Human beings keep changing.

What changes isn’t courage — it’s safety

One reason this shift often happens later in life is that people usually don’t put down their defenses because somebody tells them to.

They put them down because life slowly gives them enough evidence that they might finally be safe without them.

A good marriage that survives hard years. Friendships that hold steady through conflict. Kids who continue loving them even after seeing their flaws. A few honest conversations that don’t end in humiliation or abandonment.

People soften when their nervous system stops expecting disaster every time they let their guard down.

And by the time many people reach their fifties, something else changes, too: they stop caring as much about performing strength for the outside world.

A lot of people are still trying to prove themselves when they’re younger.
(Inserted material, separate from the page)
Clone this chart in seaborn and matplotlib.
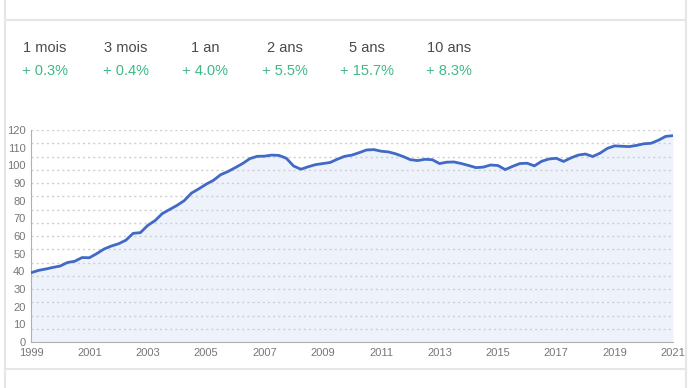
import numpy as np
import pandas as pd
import matplotlib
matplotlib.use("Agg")
import matplotlib.pyplot as plt
import seaborn as sns

# ---- data ----
periods = ["1 mois", "3 mois", "1 an", "2 ans", "5 ans", "10 ans"]
changes = ["+ 0.3%", "+ 0.4%", "+ 4.0%", "+ 5.5%", "+ 15.7%", "+ 8.3%"]

start_year = 1999
values = [
    39.2, 40.5, 41.3, 42.2,   # 1999
    43.0, 45.0, 45.7, 47.8,   # 2000
    47.7, 50.0, 52.6, 54.3,   # 2001
    55.6, 57.6, 61.5, 61.9,   # 2002
    66.0, 68.7, 72.7, 75.0,   # 2003
    77.3, 80.0, 84.3, 86.7,   # 2004
    89.3, 91.5, 94.7, 96.5,   # 2005
    98.7, 101.0, 103.8, 105.1,  # 2006
    105.2, 105.8, 105.6, 104.0,  # 2007
    99.6, 97.8, 99.2, 100.4,   # 2008
    101.0, 101.6, 103.5, 105.1,  # 2009
    105.8, 107.2, 108.7, 108.9,  # 2010
    108.0, 107.6, 106.5, 105.0,  # 2011
    103.2, 102.7, 103.4, 103.2,  # 2012
    101.0, 101.8, 101.9, 101.0,  # 2013
    99.9, 98.7, 99.0, 100.2,   # 2014
    99.9, 97.6, 99.4, 101.0,   # 2015
    101.2, 99.7, 102.3, 103.6,  # 2016
    104.0, 102.2, 104.2, 105.8,  # 2017
    106.4, 105.0, 106.9, 109.6,  # 2018
    111.0, 110.8, 110.6, 111.3,  # 2019
    112.2, 112.5, 114.2, 116.4,  # 2020
    116.8,                      # 2021
]
x_ticks = list(range(1999, 2022, 2))
y_ticks = list(range(0, 121, 10))

t = start_year + np.arange(len(values)) * 0.25
df = pd.DataFrame({"t": t, "v": values})

# ---- style ----
sns.set_style("white")
plt.rcParams["font.family"] = ["Liberation Sans", "DejaVu Sans"]

W, H = 689, 388
fig = plt.figure(figsize=(W / 100, H / 100), dpi=100)
fig.patch.set_facecolor("white")

# page frame lines
border = "#e6e6e6"
fig.add_artist(plt.Line2D([5 / W, 5 / W], [0, 1], color=border, lw=1.5))
fig.add_artist(plt.Line2D([686 / W, 686 / W], [0, 1], color=border, lw=1.5))
fig.add_artist(plt.Line2D([5 / W, 686 / W], [1 - 20 / H, 1 - 20 / H], color=border, lw=1.5))
fig.add_artist(plt.Line2D([5 / W, 686 / W], [1 - 369 / H, 1 - 369 / H], color=border, lw=1.5))

# header stats
centers = [45, 126, 205, 285, 367, 449]
for cx, p, c in zip(centers, periods, changes):
    fig.text(cx / W, 1 - 48 / H, p, ha="center", va="center", fontsize=10.5, color="#4a4a4a")
    fig.text(cx / W, 1 - 71 / H, c, ha="center", va="center", fontsize=10.5, color="#3fba85")

# chart
left, right, top, bottom = 31, 673, 130, 342
ax = fig.add_axes([left / W, 1 - bottom / H, (right - left) / W, (bottom - top) / H])
ax.set_facecolor("none")

line_color = "#4169c6"
ax.fill_between(df["t"], df["v"], 0, color="#eef2fb", zorder=1, linewidth=0)
for g in np.arange(7.5, 120.1, 7.5):
    ax.axhline(g, color="#cfcfcf", lw=1, ls=(0, (1.5, 2.2)), zorder=2)
sns.lineplot(data=df, x="t", y="v", ax=ax, color=line_color, linewidth=2.0, zorder=3)

ax.set_xlim(1999, 2021)
ax.set_ylim(0, 120)
ax.set_xticks(x_ticks)
ax.set_xticklabels([str(x) for x in x_ticks])
ax.set_yticks(y_ticks)
ax.set_yticklabels([str(y) for y in y_ticks])
ax.set_xlabel("")
ax.set_ylabel("")

for s in ["top", "right"]:
    ax.spines[s].set_visible(False)
for s in ["left", "bottom"]:
    ax.spines[s].set_color("#b0b0b0")
    ax.spines[s].set_linewidth(0.8)

ax.tick_params(axis="both", which="major", labelsize=8, colors="#777777",
               length=2.5, width=0.8, pad=1.5, direction="out")
ax.tick_params(axis="x", pad=1.5)

fig.savefig("out.png", dpi=100, facecolor="white")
Career-wise. Socially. Romantically. Emotionally. The armor feels useful because the whole world still feels evaluative.

By midlife, many people are simply less interested in performing invulnerability all day long.

They’ve already won some things. Lost some things. Been embarrassed. Failed publicly. Survived heartbreak. Buried parents. Watched marriages succeed and collapse. Seen how quickly life can change.

And all of that experience can create a strange kind of clarity.

The softening isn’t weakness, it’s real relaxation they’ve never allowed themselves

I think this is the part people misunderstand most.

When someone becomes warmer or gentler later in life, others sometimes assume they’ve become softer because age has made them weaker.

But a lot of the time, the opposite is true.

The defensiveness was the fear.

The armor was the fear.

The constant need to stay guarded was the fear.

And the person who’s finally able to relax enough to be open, honest, affectionate, emotionally available, or wrong sometimes is often the strongest version of themselves they’ve ever been.

Because it’s actually much harder to live openly than defensively.

It’s harder to admit you care deeply about people. Harder to stop controlling every conversation. Harder to let yourself need others. Harder to stop preparing for rejection before it arrives.

The people who soften in their fifties aren’t necessarily giving up.

A lot of them are finally realizing they no longer have to spend their entire lives bracing for a hit that may never come.